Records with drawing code
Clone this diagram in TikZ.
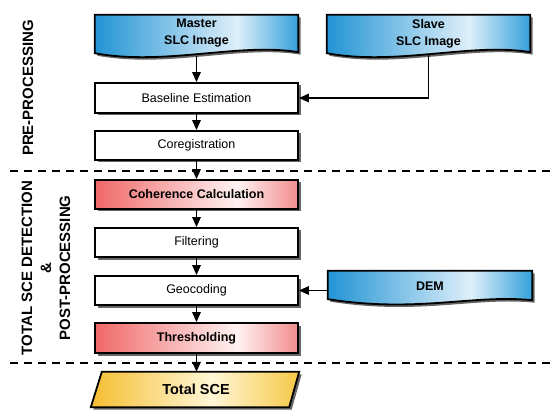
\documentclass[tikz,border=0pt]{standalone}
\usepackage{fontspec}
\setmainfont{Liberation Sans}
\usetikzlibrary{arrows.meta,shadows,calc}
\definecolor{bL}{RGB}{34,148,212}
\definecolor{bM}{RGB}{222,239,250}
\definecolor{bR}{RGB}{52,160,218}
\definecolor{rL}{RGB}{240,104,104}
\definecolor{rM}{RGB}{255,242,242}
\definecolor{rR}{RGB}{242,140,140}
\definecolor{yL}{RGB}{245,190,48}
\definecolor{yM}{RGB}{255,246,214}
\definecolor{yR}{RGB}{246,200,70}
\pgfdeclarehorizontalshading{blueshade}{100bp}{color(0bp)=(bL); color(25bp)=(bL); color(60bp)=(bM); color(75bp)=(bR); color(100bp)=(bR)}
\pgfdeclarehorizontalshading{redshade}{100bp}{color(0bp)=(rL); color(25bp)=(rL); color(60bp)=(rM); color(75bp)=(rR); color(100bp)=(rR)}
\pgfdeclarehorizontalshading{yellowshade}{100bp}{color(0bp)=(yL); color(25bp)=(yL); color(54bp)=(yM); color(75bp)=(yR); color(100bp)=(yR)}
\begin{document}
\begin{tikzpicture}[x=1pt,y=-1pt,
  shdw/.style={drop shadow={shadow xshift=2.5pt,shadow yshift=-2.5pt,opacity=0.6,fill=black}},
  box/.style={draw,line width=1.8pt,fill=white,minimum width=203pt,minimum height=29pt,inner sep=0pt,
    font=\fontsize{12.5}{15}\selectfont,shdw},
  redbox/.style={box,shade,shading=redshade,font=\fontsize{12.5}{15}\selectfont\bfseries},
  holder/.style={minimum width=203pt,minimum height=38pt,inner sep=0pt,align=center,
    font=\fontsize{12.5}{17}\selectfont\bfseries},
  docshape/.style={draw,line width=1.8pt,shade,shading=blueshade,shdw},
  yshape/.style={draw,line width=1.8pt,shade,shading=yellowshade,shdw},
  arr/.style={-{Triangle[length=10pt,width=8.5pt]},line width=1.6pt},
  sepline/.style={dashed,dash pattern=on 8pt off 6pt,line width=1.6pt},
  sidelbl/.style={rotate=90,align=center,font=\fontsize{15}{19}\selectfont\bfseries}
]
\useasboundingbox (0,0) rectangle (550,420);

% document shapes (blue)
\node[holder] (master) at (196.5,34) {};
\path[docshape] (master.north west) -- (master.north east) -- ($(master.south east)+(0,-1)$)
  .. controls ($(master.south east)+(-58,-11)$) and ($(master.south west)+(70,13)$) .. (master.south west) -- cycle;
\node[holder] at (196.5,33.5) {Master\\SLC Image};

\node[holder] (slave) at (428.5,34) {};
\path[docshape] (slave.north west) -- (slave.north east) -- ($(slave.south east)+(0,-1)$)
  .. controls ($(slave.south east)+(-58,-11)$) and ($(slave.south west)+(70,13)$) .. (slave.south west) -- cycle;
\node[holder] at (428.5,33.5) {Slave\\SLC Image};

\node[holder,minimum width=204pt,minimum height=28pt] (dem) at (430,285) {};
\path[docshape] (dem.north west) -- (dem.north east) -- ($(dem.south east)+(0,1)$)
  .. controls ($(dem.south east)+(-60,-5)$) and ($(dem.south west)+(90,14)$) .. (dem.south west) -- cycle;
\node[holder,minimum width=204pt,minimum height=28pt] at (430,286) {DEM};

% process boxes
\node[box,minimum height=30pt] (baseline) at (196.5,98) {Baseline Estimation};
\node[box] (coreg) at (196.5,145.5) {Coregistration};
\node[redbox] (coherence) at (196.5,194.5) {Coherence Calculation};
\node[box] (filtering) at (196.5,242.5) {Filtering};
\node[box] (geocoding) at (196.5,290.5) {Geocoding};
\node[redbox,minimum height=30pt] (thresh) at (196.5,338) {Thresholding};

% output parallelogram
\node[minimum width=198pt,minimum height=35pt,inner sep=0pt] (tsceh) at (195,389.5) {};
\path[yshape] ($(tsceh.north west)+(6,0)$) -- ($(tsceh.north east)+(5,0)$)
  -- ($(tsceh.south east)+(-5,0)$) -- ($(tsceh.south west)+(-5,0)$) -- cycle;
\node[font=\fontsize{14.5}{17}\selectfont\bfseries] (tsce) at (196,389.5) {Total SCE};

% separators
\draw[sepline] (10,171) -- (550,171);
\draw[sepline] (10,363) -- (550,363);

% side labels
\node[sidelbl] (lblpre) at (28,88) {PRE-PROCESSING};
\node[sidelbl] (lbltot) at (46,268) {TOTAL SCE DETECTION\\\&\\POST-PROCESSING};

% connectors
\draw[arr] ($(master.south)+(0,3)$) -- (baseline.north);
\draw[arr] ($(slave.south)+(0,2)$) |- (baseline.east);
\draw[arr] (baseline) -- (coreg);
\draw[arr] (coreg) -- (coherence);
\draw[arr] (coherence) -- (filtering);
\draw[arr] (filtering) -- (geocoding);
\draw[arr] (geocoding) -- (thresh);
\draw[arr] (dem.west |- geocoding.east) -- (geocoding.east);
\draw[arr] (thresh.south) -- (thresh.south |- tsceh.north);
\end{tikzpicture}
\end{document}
...
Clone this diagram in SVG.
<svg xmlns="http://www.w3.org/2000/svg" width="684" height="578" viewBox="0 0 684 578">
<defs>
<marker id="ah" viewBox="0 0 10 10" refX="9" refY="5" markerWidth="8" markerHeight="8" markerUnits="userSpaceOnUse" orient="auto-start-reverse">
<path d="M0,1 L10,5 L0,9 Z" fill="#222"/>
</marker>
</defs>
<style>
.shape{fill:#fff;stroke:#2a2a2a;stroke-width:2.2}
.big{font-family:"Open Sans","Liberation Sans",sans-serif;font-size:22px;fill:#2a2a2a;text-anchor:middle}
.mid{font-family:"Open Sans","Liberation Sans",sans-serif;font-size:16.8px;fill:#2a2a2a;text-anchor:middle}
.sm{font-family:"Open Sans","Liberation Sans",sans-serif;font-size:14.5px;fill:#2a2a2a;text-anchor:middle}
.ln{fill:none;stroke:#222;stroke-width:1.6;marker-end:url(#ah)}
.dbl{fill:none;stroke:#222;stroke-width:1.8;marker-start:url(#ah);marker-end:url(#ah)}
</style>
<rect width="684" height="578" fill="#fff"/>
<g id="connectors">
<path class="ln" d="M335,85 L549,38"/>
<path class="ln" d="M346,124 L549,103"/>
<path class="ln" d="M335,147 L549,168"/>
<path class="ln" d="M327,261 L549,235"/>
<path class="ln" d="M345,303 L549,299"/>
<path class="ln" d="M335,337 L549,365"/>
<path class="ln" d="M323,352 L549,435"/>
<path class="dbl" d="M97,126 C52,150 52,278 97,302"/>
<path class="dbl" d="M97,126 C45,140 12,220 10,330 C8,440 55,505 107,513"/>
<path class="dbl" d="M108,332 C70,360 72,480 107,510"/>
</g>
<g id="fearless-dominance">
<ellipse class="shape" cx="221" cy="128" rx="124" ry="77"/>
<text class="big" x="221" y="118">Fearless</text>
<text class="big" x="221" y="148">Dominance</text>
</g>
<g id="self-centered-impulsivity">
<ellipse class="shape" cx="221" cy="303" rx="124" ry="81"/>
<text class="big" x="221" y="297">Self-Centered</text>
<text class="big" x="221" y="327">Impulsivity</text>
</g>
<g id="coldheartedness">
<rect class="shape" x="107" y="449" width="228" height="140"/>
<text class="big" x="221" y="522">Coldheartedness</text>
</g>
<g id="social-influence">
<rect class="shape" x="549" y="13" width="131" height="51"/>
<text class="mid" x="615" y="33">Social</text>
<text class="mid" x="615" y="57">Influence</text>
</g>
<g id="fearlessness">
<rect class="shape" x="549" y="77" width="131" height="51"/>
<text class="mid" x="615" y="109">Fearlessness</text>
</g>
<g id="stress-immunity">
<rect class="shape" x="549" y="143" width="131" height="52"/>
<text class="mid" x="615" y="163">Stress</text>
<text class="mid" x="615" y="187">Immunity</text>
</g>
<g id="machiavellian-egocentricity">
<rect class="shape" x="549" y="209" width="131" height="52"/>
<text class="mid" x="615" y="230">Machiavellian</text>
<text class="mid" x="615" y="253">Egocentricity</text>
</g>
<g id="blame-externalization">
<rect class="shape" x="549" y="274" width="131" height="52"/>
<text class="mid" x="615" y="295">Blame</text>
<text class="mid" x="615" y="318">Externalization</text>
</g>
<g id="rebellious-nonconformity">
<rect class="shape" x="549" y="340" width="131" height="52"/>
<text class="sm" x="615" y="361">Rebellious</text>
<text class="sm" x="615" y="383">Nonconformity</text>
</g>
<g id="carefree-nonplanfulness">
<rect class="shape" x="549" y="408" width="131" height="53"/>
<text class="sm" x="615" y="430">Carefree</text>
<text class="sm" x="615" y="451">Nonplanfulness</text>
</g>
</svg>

▸ Goal
Include both the line containing "Clone this diagram in TikZ." and the line containing "(0,0) rectangle (550,420);" when you write out everything between them, exactly. Leave the pictures out.

▸ Answer to this task
Clone this diagram in TikZ.
\documentclass[tikz,border=0pt]{standalone}
\usepackage{fontspec}
\setmainfont{Liberation Sans}
\usetikzlibrary{arrows.meta,shadows,calc}
\definecolor{bL}{RGB}{34,148,212}
\definecolor{bM}{RGB}{222,239,250}
\definecolor{bR}{RGB}{52,160,218}
\definecolor{rL}{RGB}{240,104,104}
\definecolor{rM}{RGB}{255,242,242}
\definecolor{rR}{RGB}{242,140,140}
\definecolor{yL}{RGB}{245,190,48}
\definecolor{yM}{RGB}{255,246,214}
\definecolor{yR}{RGB}{246,200,70}
\pgfdeclarehorizontalshading{blueshade}{100bp}{color(0bp)=(bL); color(25bp)=(bL); color(60bp)=(bM); color(75bp)=(bR); color(100bp)=(bR)}
\pgfdeclarehorizontalshading{redshade}{100bp}{color(0bp)=(rL); color(25bp)=(rL); color(60bp)=(rM); color(75bp)=(rR); color(100bp)=(rR)}
\pgfdeclarehorizontalshading{yellowshade}{100bp}{color(0bp)=(yL); color(25bp)=(yL); color(54bp)=(yM); color(75bp)=(yR); color(100bp)=(yR)}
\begin{document}
\begin{tikzpicture}[x=1pt,y=-1pt,
  shdw/.style={drop shadow={shadow xshift=2.5pt,shadow yshift=-2.5pt,opacity=0.6,fill=black}},
  box/.style={draw,line width=1.8pt,fill=white,minimum width=203pt,minimum height=29pt,inner sep=0pt,
    font=\fontsize{12.5}{15}\selectfont,shdw},
  redbox/.style={box,shade,shading=redshade,font=\fontsize{12.5}{15}\selectfont\bfseries},
  holder/.style={minimum width=203pt,minimum height=38pt,inner sep=0pt,align=center,
    font=\fontsize{12.5}{17}\selectfont\bfseries},
  docshape/.style={draw,line width=1.8pt,shade,shading=blueshade,shdw},
  yshape/.style={draw,line width=1.8pt,shade,shading=yellowshade,shdw},
  arr/.style={-{Triangle[length=10pt,width=8.5pt]},line width=1.6pt},
  sepline/.style={dashed,dash pattern=on 8pt off 6pt,line width=1.6pt},
  sidelbl/.style={rotate=90,align=center,font=\fontsize{15}{19}\selectfont\bfseries}
]
\useasboundingbox (0,0) rectangle (550,420);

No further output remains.